> _Task description_:
Answer with a single number: how many lines in the listing below include "diagram"?

> _Supplied information_:

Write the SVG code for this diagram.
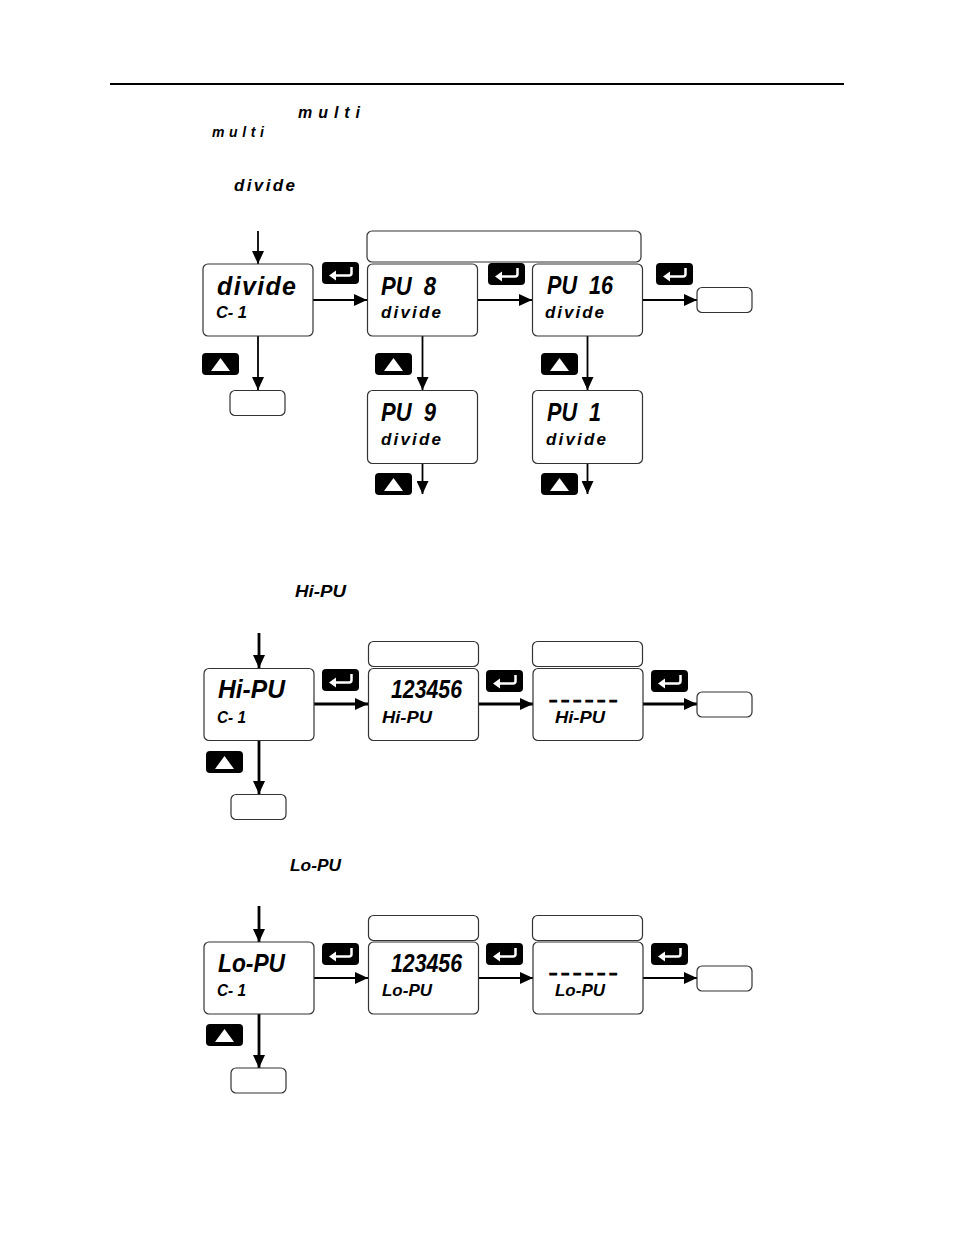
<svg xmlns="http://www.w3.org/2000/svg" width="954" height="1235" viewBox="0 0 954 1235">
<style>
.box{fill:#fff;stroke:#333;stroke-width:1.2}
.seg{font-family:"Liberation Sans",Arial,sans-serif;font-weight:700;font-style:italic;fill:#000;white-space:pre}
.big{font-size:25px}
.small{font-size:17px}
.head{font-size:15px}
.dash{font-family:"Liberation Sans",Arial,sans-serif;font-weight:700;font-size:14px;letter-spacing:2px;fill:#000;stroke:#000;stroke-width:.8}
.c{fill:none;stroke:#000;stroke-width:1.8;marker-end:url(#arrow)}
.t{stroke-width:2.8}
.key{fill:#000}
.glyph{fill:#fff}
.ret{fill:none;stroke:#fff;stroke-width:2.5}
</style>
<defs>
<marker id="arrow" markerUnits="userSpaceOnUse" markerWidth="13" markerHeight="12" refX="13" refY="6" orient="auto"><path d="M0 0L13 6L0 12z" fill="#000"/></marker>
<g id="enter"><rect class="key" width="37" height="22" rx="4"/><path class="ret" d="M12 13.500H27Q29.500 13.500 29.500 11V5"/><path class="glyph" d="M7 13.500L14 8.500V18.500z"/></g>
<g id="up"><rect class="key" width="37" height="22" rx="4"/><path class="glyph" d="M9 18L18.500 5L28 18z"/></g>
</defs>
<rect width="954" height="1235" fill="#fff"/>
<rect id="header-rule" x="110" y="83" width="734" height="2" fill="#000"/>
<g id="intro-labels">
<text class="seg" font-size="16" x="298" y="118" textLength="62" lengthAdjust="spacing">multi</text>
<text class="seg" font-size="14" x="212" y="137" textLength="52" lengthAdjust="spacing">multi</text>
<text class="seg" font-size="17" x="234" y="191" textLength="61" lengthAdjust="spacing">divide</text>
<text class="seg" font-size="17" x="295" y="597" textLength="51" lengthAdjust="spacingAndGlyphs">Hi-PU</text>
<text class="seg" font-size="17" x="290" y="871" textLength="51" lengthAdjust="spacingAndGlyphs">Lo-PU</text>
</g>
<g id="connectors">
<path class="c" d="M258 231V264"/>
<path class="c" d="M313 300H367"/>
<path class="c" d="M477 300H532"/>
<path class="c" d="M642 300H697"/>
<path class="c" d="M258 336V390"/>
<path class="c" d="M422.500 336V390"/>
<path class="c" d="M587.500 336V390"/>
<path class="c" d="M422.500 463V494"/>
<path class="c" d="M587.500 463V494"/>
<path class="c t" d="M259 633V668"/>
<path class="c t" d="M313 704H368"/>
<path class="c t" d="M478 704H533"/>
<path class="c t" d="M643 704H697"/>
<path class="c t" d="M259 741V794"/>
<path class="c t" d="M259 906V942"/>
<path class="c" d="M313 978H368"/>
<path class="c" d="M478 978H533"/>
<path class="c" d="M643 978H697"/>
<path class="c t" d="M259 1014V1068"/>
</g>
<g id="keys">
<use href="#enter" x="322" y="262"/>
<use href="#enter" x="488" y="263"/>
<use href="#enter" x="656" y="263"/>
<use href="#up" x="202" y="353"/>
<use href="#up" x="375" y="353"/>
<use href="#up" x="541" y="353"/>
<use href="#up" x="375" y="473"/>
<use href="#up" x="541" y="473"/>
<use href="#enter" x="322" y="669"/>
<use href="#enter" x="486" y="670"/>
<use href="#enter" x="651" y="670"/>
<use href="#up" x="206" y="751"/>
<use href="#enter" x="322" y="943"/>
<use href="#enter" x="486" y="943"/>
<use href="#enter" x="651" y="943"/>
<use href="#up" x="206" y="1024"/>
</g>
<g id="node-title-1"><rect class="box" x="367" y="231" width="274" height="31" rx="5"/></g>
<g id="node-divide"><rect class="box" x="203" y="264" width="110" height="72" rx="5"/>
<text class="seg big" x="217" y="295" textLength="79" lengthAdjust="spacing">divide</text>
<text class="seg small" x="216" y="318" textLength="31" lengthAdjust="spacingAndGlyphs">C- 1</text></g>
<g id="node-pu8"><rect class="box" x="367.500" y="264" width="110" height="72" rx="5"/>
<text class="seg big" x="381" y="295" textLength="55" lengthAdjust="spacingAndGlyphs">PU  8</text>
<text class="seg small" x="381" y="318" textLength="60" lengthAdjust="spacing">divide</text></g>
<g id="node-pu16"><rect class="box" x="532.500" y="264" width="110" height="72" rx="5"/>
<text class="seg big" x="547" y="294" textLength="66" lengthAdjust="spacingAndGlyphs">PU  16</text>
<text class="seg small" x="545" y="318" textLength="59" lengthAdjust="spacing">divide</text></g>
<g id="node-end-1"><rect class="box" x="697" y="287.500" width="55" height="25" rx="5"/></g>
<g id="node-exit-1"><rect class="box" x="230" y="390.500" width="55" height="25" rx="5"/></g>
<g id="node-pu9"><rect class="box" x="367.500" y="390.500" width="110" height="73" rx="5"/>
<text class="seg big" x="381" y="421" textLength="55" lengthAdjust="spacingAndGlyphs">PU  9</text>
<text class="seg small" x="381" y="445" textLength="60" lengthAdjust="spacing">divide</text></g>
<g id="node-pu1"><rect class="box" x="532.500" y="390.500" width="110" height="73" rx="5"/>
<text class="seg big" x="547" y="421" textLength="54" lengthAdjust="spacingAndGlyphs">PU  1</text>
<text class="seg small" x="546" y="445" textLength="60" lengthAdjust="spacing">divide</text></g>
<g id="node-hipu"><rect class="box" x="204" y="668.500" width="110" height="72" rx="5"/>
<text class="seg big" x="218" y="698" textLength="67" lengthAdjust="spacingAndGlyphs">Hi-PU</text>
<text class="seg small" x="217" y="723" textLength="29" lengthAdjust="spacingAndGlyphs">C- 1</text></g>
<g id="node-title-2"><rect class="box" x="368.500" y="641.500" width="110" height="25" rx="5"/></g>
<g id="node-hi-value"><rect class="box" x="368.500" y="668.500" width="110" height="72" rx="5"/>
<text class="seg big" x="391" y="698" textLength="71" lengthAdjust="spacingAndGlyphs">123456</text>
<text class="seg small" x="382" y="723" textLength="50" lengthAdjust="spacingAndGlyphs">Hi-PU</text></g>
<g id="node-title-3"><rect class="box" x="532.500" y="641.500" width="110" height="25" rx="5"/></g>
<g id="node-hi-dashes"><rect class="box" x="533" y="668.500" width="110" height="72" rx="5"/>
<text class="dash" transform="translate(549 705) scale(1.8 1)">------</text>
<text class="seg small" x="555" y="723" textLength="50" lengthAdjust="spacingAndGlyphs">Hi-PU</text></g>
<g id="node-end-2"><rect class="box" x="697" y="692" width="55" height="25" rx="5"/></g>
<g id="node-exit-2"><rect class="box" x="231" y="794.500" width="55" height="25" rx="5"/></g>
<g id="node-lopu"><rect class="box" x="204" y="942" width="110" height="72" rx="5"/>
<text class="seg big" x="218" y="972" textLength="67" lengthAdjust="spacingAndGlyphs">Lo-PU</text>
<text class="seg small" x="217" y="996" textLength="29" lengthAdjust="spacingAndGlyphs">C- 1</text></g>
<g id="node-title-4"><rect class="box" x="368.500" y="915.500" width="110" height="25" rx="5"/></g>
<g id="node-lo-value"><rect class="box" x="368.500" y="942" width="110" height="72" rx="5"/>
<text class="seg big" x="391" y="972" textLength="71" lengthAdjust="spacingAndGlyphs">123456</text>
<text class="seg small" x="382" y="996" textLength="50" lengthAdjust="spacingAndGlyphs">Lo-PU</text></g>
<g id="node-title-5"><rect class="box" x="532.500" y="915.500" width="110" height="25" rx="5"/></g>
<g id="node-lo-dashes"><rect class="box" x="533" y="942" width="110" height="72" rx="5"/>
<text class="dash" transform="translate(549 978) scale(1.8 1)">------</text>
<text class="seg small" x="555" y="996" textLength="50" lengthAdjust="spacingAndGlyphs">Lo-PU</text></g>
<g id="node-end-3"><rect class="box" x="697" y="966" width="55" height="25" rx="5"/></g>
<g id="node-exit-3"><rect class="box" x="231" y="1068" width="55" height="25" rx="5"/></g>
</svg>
* * *
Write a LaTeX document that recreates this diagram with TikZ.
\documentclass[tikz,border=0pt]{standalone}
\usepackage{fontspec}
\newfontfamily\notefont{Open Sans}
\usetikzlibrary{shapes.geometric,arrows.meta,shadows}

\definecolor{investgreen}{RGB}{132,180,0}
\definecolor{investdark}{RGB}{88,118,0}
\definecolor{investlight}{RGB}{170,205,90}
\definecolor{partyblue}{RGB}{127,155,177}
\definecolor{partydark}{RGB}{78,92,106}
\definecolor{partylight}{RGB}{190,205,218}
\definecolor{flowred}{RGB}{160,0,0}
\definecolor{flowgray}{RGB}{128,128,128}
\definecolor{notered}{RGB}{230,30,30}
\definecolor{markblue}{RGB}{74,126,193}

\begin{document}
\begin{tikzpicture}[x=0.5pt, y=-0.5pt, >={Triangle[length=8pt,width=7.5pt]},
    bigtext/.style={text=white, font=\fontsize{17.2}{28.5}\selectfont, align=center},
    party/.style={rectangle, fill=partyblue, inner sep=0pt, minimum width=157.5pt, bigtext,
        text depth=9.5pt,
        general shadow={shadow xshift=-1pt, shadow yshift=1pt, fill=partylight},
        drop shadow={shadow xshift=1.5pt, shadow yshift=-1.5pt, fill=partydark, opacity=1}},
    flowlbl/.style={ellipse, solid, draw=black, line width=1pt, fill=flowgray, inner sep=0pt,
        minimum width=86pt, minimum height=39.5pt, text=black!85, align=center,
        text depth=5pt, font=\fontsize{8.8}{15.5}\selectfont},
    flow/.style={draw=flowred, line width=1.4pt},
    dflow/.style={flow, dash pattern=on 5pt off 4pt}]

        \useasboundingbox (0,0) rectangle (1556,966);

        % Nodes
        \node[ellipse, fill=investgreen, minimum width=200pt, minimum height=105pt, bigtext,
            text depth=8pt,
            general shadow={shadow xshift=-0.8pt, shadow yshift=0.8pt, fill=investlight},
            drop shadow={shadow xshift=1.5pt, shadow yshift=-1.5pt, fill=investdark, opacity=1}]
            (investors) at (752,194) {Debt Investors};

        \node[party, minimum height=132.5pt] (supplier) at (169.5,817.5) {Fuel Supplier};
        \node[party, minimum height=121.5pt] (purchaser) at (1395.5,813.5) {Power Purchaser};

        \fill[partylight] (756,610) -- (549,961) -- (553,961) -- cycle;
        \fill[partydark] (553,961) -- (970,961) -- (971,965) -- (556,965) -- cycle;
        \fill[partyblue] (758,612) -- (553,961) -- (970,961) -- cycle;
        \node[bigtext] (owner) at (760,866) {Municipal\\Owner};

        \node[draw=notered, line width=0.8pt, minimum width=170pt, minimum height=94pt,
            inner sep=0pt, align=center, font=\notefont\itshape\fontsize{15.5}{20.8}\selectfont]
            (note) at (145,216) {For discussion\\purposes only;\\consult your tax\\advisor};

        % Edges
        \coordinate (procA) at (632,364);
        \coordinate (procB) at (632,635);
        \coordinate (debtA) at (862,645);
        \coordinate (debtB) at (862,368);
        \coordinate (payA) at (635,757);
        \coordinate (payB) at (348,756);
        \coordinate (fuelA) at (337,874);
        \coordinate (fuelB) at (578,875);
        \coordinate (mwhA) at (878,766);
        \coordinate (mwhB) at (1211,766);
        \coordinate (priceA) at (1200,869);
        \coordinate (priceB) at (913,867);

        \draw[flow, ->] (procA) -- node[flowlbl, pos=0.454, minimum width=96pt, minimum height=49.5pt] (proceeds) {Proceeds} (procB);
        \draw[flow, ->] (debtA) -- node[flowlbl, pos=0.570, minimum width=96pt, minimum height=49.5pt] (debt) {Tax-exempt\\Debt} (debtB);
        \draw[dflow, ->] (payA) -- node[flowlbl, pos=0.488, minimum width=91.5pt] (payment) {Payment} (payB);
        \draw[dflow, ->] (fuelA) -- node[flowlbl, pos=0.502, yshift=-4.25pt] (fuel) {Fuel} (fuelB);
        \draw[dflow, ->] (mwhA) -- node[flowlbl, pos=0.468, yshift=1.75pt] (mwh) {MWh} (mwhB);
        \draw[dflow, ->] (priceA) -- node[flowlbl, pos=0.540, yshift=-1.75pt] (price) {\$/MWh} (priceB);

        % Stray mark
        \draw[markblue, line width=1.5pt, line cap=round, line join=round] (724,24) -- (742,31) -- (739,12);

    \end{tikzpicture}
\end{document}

> _Written solution_:
2